## START EXTRACTED ENTRIES

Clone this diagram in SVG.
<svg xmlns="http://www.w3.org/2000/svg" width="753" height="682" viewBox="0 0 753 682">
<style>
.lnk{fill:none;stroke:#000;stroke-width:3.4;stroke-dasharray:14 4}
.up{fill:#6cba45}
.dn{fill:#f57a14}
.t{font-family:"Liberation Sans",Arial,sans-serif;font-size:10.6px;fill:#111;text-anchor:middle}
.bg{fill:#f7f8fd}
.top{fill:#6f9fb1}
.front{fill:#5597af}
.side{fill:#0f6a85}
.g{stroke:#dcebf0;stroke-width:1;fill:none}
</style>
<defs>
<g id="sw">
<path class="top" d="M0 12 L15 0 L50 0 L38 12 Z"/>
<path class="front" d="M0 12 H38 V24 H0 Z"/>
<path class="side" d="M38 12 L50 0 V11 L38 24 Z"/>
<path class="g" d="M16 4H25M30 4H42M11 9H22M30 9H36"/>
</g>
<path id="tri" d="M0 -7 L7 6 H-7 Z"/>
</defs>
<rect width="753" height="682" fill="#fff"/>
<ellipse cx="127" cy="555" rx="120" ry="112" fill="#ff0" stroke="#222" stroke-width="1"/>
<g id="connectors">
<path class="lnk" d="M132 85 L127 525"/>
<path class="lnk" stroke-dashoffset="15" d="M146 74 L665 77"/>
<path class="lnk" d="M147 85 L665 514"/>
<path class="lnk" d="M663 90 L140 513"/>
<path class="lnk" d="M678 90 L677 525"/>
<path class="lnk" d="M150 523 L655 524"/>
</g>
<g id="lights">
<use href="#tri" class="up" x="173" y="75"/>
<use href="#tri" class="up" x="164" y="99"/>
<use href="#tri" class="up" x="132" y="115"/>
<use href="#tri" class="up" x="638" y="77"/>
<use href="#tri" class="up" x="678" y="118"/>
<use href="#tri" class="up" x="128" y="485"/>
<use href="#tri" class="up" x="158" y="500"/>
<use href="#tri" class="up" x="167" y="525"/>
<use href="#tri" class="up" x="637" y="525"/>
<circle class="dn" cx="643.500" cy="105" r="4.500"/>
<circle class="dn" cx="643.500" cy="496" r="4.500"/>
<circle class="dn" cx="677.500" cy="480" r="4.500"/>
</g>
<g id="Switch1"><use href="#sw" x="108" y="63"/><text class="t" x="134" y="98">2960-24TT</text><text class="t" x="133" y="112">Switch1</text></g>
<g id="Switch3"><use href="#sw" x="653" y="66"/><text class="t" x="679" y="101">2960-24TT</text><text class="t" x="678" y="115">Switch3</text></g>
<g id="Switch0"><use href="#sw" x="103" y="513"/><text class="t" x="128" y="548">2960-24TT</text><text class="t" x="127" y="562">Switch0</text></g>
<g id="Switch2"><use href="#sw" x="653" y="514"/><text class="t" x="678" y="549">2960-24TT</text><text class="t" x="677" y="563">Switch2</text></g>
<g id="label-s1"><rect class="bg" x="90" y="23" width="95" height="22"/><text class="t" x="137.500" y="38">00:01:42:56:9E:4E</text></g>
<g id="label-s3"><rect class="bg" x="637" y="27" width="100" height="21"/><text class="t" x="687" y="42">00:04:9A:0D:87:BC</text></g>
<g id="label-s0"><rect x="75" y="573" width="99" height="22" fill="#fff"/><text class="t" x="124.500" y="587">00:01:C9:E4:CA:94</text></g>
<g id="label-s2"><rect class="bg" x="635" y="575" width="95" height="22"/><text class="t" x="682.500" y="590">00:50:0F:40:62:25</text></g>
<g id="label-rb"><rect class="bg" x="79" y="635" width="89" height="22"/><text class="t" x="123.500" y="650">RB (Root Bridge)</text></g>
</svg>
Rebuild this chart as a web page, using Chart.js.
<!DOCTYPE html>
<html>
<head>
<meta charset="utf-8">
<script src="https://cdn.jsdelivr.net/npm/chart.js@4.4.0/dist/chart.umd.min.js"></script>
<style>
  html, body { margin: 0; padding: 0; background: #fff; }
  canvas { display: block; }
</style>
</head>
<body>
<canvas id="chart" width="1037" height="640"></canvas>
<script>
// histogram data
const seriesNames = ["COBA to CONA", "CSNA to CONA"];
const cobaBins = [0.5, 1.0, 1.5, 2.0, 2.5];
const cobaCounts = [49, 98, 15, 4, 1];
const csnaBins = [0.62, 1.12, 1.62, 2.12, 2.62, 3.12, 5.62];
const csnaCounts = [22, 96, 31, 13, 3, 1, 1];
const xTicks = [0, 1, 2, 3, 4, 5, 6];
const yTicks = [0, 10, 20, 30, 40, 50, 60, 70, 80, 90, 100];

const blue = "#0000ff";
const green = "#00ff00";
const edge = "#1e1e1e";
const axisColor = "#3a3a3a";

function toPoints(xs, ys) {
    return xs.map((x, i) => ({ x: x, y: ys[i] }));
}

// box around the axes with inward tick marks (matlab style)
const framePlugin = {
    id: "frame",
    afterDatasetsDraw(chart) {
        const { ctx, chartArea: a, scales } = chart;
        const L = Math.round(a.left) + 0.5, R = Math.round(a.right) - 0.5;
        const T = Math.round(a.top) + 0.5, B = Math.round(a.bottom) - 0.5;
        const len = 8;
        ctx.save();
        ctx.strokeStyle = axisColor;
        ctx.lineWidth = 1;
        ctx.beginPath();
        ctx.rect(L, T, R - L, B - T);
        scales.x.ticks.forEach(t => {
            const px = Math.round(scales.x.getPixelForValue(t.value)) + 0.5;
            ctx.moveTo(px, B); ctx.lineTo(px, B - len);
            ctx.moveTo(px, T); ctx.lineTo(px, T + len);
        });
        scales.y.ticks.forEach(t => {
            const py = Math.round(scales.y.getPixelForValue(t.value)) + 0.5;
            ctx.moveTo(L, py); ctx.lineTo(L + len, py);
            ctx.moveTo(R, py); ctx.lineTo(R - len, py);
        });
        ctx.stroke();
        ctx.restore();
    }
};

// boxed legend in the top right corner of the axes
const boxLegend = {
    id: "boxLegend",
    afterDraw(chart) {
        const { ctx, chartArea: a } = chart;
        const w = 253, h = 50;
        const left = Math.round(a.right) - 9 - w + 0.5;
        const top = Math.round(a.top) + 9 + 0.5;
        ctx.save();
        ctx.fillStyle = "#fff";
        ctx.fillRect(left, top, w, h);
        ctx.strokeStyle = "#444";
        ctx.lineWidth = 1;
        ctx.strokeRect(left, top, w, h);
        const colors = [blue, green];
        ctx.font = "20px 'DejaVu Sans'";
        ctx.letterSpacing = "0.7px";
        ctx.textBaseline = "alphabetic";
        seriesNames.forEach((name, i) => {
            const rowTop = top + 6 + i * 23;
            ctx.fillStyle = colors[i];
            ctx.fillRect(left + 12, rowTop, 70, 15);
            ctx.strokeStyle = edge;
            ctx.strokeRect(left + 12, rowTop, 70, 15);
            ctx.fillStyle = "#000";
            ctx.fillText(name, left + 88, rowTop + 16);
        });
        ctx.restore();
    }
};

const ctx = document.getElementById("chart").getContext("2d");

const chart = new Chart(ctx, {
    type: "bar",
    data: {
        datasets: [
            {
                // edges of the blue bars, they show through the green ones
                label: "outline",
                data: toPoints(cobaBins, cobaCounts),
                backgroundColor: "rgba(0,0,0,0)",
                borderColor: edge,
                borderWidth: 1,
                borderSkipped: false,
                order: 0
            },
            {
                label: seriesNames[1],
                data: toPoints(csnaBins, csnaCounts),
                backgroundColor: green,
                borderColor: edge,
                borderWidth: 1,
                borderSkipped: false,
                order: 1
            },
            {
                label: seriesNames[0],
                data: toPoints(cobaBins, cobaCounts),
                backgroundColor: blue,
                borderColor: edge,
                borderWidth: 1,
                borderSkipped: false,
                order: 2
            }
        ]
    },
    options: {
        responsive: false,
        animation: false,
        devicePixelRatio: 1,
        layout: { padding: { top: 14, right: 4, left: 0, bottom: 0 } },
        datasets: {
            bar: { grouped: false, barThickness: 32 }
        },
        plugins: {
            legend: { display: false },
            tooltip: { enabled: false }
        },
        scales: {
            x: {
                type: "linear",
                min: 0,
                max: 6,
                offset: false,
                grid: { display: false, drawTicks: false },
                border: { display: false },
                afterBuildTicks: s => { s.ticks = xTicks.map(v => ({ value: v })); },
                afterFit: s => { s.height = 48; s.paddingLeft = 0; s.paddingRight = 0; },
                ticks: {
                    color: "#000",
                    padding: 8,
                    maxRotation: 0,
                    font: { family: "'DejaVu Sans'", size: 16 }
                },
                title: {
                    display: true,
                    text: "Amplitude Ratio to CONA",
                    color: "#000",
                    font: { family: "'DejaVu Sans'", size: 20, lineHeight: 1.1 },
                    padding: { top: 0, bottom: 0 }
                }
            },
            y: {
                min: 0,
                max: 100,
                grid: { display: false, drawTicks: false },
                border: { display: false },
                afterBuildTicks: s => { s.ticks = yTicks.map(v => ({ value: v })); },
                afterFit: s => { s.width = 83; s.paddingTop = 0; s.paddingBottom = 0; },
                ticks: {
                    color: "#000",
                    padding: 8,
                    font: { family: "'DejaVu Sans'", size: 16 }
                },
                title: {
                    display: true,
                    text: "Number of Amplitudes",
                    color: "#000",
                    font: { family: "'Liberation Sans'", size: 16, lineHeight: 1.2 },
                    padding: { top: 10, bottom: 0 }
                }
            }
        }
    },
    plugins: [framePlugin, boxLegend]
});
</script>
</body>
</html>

## END EXTRACTED ENTRIES
## START EXTRACTED ENTRIES

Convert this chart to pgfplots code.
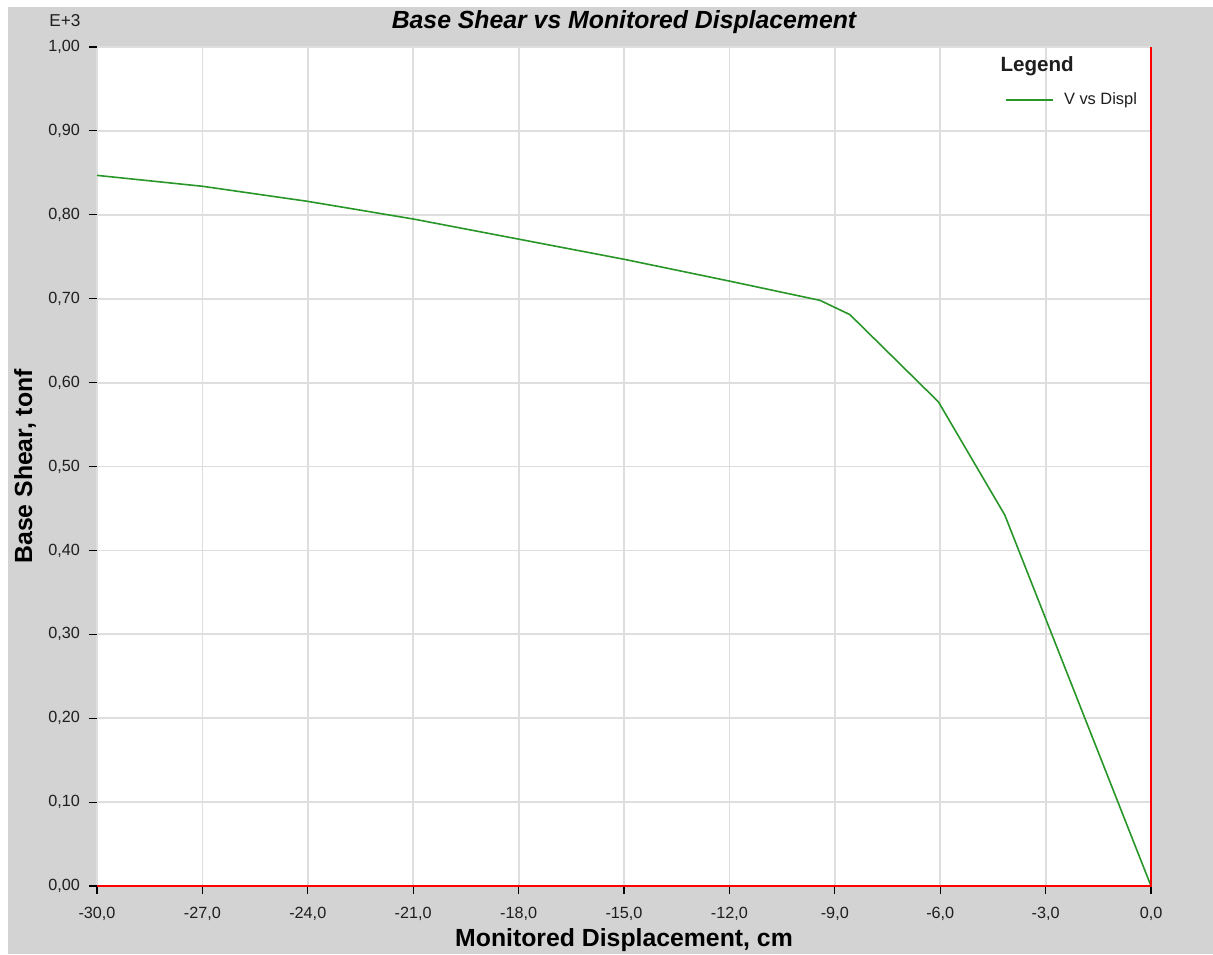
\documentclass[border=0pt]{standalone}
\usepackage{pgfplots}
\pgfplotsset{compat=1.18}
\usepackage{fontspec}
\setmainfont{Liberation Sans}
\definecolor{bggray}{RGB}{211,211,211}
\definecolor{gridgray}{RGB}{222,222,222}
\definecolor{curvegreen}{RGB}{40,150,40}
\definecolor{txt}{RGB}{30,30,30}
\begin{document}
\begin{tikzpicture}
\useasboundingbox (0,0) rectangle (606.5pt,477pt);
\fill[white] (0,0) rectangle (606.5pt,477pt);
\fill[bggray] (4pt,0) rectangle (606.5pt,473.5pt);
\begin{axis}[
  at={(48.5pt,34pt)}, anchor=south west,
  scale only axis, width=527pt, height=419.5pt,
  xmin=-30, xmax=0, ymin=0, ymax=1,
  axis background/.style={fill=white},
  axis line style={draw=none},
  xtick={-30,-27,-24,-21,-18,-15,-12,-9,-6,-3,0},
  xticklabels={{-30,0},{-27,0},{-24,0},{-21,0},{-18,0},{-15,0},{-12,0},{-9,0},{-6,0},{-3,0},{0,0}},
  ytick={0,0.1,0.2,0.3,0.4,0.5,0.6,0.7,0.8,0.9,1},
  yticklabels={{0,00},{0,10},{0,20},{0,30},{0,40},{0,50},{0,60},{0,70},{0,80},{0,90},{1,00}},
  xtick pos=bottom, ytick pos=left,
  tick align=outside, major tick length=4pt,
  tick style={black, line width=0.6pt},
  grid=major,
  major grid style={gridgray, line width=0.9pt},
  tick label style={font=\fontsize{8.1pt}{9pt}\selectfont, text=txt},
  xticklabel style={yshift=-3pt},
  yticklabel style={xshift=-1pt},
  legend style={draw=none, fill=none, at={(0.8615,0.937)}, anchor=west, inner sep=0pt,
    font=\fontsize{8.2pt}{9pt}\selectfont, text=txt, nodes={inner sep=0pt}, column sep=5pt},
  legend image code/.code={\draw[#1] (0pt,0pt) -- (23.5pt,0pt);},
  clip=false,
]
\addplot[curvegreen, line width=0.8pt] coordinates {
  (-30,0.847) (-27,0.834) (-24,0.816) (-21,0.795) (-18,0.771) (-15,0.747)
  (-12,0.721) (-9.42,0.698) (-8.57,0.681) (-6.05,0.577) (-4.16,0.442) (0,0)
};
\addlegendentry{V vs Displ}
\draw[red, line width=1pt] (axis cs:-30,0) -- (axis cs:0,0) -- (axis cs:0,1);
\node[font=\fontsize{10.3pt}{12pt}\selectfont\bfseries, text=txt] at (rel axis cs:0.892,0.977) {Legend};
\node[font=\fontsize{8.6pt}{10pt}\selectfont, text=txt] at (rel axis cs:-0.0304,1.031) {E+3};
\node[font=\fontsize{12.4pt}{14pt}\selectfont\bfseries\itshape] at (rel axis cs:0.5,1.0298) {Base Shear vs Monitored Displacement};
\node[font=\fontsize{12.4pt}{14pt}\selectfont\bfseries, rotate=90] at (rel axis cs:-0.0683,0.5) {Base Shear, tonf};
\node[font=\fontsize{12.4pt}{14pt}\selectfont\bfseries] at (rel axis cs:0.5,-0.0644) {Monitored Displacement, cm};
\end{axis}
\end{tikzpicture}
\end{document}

## END EXTRACTED ENTRIES
## START EXTRACTED ENTRIES

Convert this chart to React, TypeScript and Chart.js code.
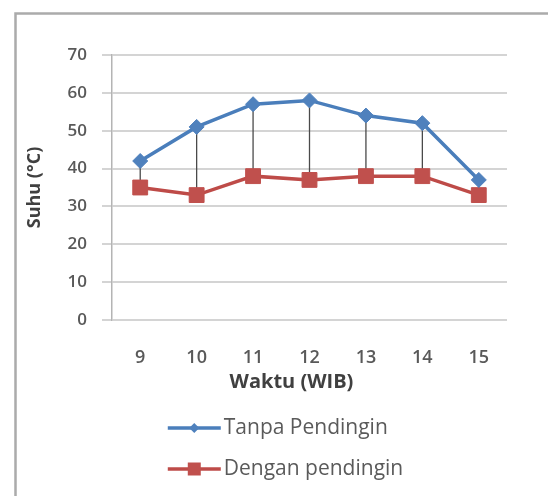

## END EXTRACTED ENTRIES

DO THIS:
Each line containing the word "chart" counts once; say how many such lines there are, giving only the number.

SOLUTION TO THIS PROBLEM:
11